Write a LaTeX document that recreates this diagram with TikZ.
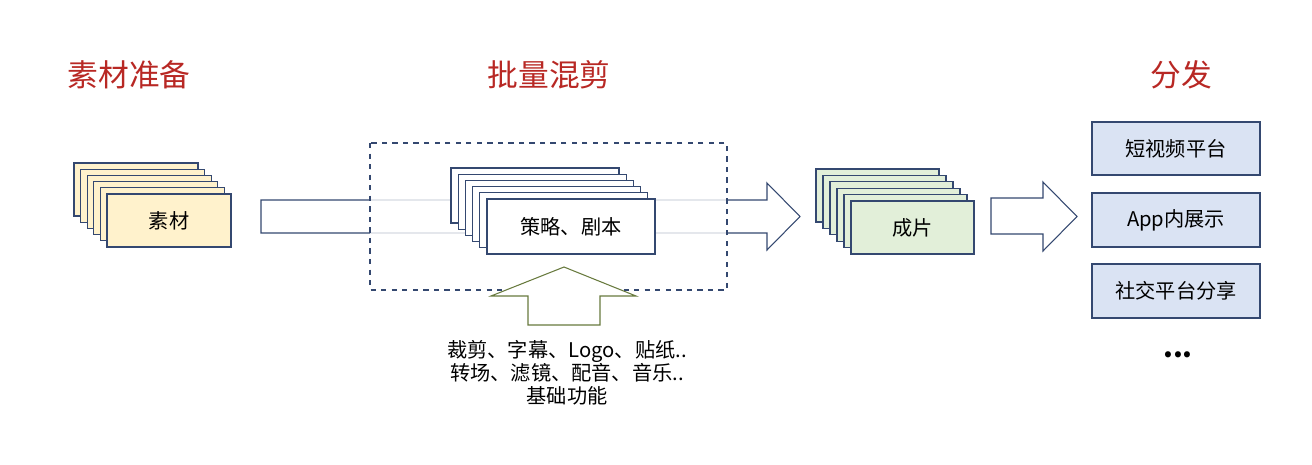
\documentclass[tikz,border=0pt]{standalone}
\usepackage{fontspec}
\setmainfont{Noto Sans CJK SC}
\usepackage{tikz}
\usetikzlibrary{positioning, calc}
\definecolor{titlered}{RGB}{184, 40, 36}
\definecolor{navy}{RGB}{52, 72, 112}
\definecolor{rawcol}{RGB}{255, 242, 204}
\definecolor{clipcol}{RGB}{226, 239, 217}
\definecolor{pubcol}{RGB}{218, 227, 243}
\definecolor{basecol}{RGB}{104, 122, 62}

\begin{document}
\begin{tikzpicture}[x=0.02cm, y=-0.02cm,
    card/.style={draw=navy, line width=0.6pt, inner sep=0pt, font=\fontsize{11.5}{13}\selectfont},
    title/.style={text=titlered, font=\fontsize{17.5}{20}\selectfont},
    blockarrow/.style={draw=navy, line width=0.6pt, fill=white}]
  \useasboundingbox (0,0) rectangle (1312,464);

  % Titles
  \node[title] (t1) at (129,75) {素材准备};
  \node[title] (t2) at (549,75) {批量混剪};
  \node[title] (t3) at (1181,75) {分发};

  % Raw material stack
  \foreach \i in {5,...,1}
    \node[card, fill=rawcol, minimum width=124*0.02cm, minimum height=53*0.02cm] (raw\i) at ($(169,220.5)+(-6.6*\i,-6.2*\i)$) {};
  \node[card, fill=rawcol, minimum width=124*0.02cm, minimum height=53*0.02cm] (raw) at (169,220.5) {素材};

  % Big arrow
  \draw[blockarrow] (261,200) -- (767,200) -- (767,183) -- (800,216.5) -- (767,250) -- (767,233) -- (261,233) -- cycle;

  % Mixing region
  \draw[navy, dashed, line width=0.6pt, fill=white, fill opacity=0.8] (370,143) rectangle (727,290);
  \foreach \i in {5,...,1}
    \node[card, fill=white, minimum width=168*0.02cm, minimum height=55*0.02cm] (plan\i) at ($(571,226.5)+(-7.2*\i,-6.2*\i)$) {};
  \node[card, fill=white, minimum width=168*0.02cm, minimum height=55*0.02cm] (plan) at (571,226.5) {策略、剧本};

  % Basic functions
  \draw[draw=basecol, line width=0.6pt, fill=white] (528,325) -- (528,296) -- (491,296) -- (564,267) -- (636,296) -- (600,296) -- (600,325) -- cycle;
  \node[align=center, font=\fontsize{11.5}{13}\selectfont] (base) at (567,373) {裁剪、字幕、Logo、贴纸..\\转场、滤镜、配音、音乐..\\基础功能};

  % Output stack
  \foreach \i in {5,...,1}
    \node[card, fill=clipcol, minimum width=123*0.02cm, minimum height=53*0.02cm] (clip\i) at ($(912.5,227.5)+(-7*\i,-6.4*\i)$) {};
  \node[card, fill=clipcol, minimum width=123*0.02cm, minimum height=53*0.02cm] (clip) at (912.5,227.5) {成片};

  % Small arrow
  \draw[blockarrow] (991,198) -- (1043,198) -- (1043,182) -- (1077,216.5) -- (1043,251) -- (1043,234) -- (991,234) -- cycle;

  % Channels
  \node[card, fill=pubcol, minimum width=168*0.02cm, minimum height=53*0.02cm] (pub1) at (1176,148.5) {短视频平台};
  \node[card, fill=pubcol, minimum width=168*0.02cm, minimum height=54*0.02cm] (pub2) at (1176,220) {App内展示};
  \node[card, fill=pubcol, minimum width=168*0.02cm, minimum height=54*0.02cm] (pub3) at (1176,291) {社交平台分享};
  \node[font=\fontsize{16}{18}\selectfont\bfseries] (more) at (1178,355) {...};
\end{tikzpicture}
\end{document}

________________________

Your goal ::
Restate the data word for word from its first line through the line with "minimum height=55*0.02cm] (plan)", leaving out any picture along the way.

Response below ::
Write a LaTeX document that recreates this diagram with TikZ.
\documentclass[tikz,border=0pt]{standalone}
\usepackage{fontspec}
\setmainfont{Noto Sans CJK SC}
\usepackage{tikz}
\usetikzlibrary{positioning, calc}
\definecolor{titlered}{RGB}{184, 40, 36}
\definecolor{navy}{RGB}{52, 72, 112}
\definecolor{rawcol}{RGB}{255, 242, 204}
\definecolor{clipcol}{RGB}{226, 239, 217}
\definecolor{pubcol}{RGB}{218, 227, 243}
\definecolor{basecol}{RGB}{104, 122, 62}

\begin{document}
\begin{tikzpicture}[x=0.02cm, y=-0.02cm,
    card/.style={draw=navy, line width=0.6pt, inner sep=0pt, font=\fontsize{11.5}{13}\selectfont},
    title/.style={text=titlered, font=\fontsize{17.5}{20}\selectfont},
    blockarrow/.style={draw=navy, line width=0.6pt, fill=white}]
  \useasboundingbox (0,0) rectangle (1312,464);

  % Titles
  \node[title] (t1) at (129,75) {素材准备};
  \node[title] (t2) at (549,75) {批量混剪};
  \node[title] (t3) at (1181,75) {分发};

  % Raw material stack
  \foreach \i in {5,...,1}
    \node[card, fill=rawcol, minimum width=124*0.02cm, minimum height=53*0.02cm] (raw\i) at ($(169,220.5)+(-6.6*\i,-6.2*\i)$) {};
  \node[card, fill=rawcol, minimum width=124*0.02cm, minimum height=53*0.02cm] (raw) at (169,220.5) {素材};

  % Big arrow
  \draw[blockarrow] (261,200) -- (767,200) -- (767,183) -- (800,216.5) -- (767,250) -- (767,233) -- (261,233) -- cycle;

  % Mixing region
  \draw[navy, dashed, line width=0.6pt, fill=white, fill opacity=0.8] (370,143) rectangle (727,290);
  \foreach \i in {5,...,1}
    \node[card, fill=white, minimum width=168*0.02cm, minimum height=55*0.02cm] (plan\i) at ($(571,226.5)+(-7.2*\i,-6.2*\i)$) {};
  \node[card, fill=white, minimum width=168*0.02cm, minimum height=55*0.02cm] (plan) at (571,226.5) {策略、剧本};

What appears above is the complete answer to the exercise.